• Given data:
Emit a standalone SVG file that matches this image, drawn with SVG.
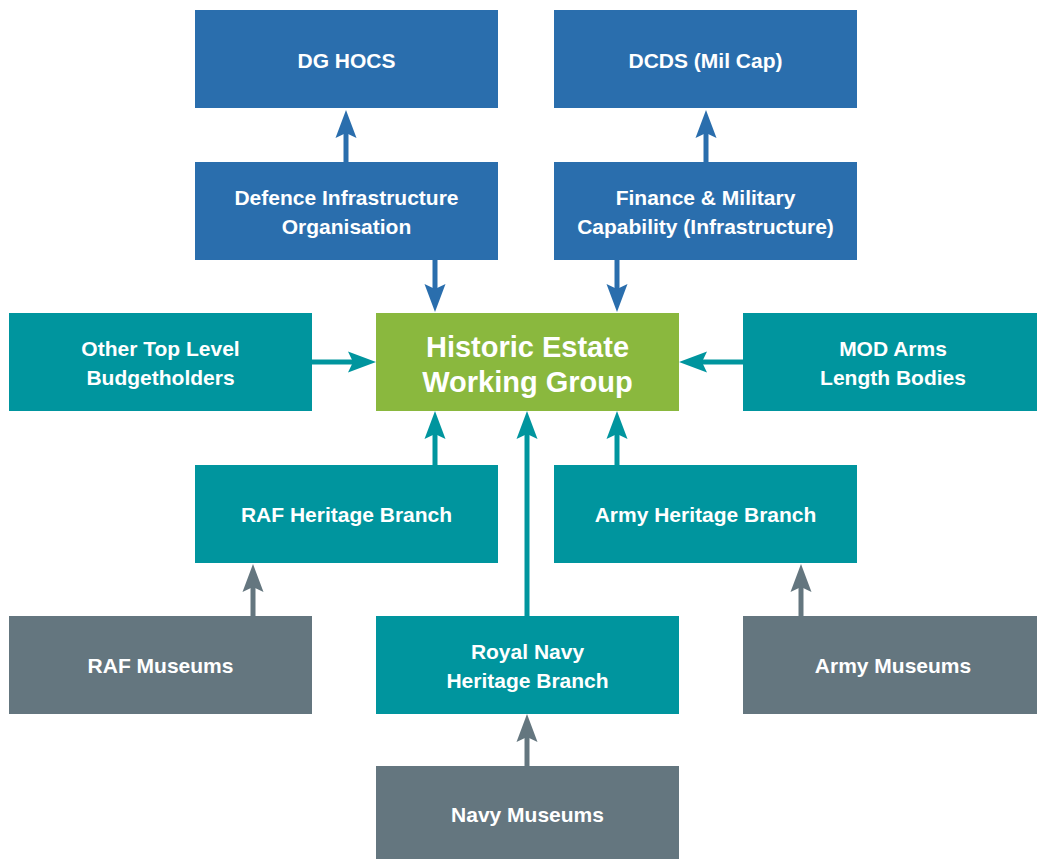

* * *

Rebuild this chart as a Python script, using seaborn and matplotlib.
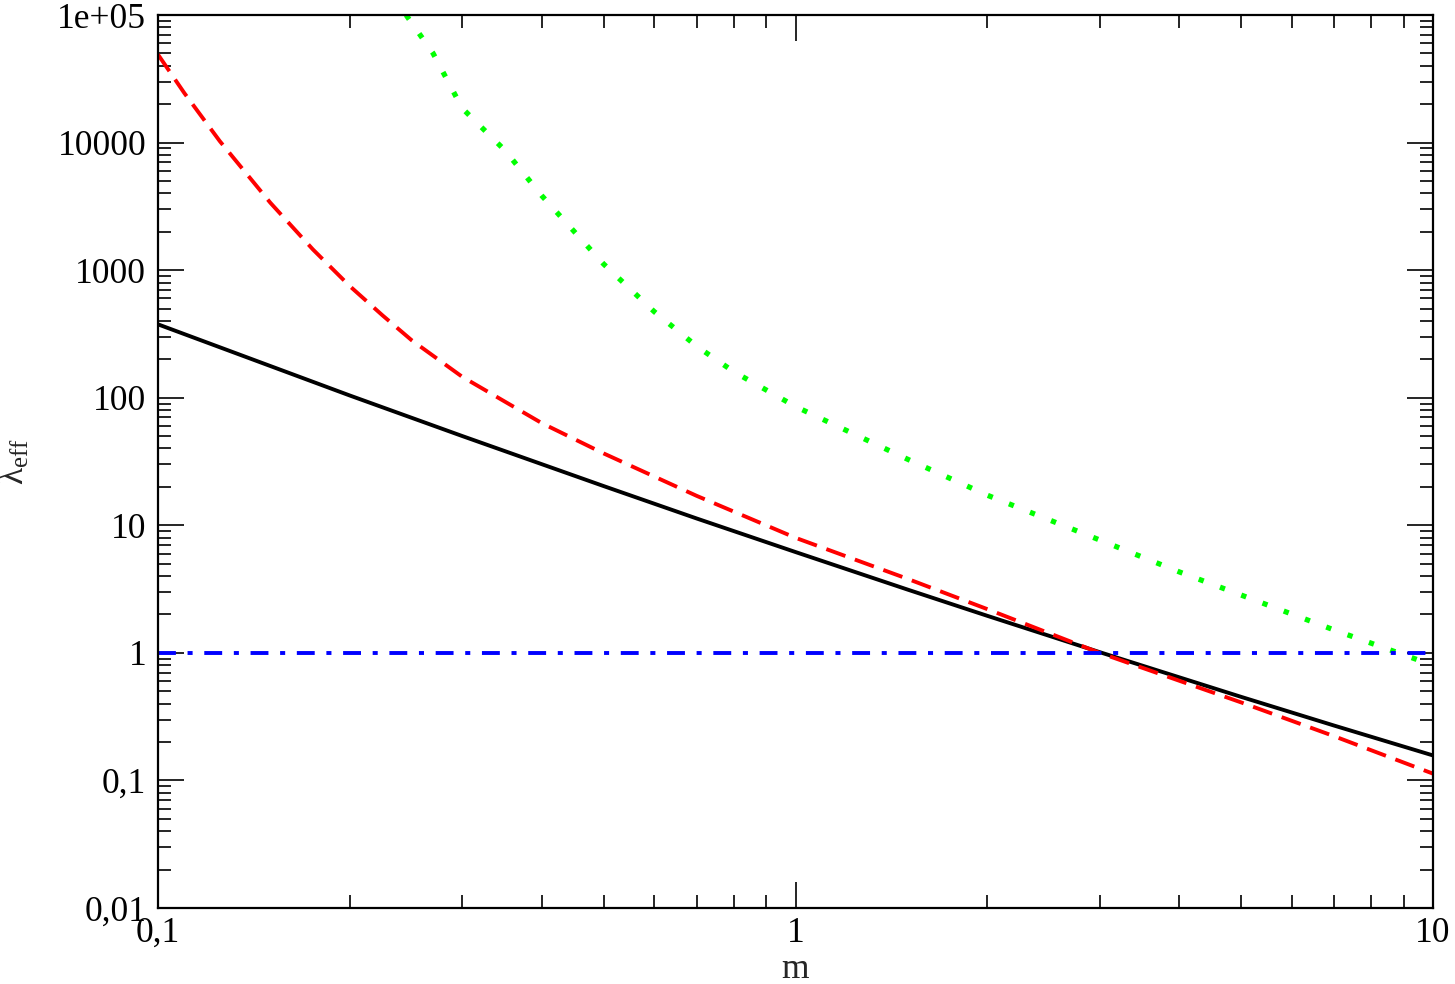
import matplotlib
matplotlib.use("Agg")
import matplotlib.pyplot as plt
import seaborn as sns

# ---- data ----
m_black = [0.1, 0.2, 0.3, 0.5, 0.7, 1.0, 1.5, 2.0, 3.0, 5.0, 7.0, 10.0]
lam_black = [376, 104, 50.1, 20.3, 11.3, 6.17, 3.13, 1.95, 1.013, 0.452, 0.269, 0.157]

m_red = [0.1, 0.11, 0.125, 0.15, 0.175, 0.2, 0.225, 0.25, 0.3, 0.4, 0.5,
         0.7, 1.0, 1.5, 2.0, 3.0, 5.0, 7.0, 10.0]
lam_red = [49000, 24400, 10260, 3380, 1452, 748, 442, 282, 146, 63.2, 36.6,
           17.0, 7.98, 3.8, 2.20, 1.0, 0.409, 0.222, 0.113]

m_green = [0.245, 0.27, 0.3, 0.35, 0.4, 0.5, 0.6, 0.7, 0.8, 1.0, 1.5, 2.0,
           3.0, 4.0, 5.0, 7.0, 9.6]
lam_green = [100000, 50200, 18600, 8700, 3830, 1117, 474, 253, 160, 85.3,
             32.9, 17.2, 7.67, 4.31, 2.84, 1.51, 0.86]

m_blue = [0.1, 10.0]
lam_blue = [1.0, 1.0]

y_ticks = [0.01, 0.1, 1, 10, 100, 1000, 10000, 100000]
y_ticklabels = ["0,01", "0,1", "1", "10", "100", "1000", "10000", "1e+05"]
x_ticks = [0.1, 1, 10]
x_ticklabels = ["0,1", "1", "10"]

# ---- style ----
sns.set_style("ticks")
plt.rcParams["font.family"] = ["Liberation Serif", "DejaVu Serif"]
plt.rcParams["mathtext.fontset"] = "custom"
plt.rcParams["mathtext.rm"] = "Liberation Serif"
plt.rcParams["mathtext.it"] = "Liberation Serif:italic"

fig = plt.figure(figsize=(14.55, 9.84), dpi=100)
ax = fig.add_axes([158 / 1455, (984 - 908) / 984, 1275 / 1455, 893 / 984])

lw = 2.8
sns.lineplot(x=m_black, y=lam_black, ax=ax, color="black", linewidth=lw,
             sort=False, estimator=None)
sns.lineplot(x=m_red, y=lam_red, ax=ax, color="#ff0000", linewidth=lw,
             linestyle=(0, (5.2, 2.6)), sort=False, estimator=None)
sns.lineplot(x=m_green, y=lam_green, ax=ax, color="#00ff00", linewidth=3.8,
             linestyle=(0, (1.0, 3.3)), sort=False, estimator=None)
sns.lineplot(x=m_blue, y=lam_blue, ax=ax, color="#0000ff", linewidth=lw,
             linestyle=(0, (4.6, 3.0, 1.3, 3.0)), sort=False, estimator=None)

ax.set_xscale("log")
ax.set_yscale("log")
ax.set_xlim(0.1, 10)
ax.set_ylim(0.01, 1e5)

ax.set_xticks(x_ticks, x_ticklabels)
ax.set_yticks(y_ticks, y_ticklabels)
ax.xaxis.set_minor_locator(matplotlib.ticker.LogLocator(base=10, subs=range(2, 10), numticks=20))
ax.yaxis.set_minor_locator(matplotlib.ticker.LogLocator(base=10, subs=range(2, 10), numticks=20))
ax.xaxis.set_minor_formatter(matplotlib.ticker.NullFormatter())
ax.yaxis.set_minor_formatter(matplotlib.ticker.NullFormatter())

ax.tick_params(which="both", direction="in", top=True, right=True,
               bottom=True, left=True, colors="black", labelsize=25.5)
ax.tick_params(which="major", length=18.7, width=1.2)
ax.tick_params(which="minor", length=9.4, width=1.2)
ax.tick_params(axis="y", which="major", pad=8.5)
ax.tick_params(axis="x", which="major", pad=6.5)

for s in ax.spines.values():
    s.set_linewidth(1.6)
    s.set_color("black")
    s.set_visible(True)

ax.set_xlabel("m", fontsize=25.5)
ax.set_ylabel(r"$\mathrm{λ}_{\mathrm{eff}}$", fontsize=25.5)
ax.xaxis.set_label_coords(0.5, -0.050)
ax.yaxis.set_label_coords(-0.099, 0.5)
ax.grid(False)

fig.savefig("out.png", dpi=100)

• Work to do: Using the data above, set down each line from the line with "Rebuild this chart" to the line with "import seaborn as sns" exactly, both ends included, and leave the pictures behind. Nothing else belongs.

• Response below:
Rebuild this chart as a Python script, using seaborn and matplotlib.
import matplotlib
matplotlib.use("Agg")
import matplotlib.pyplot as plt
import seaborn as sns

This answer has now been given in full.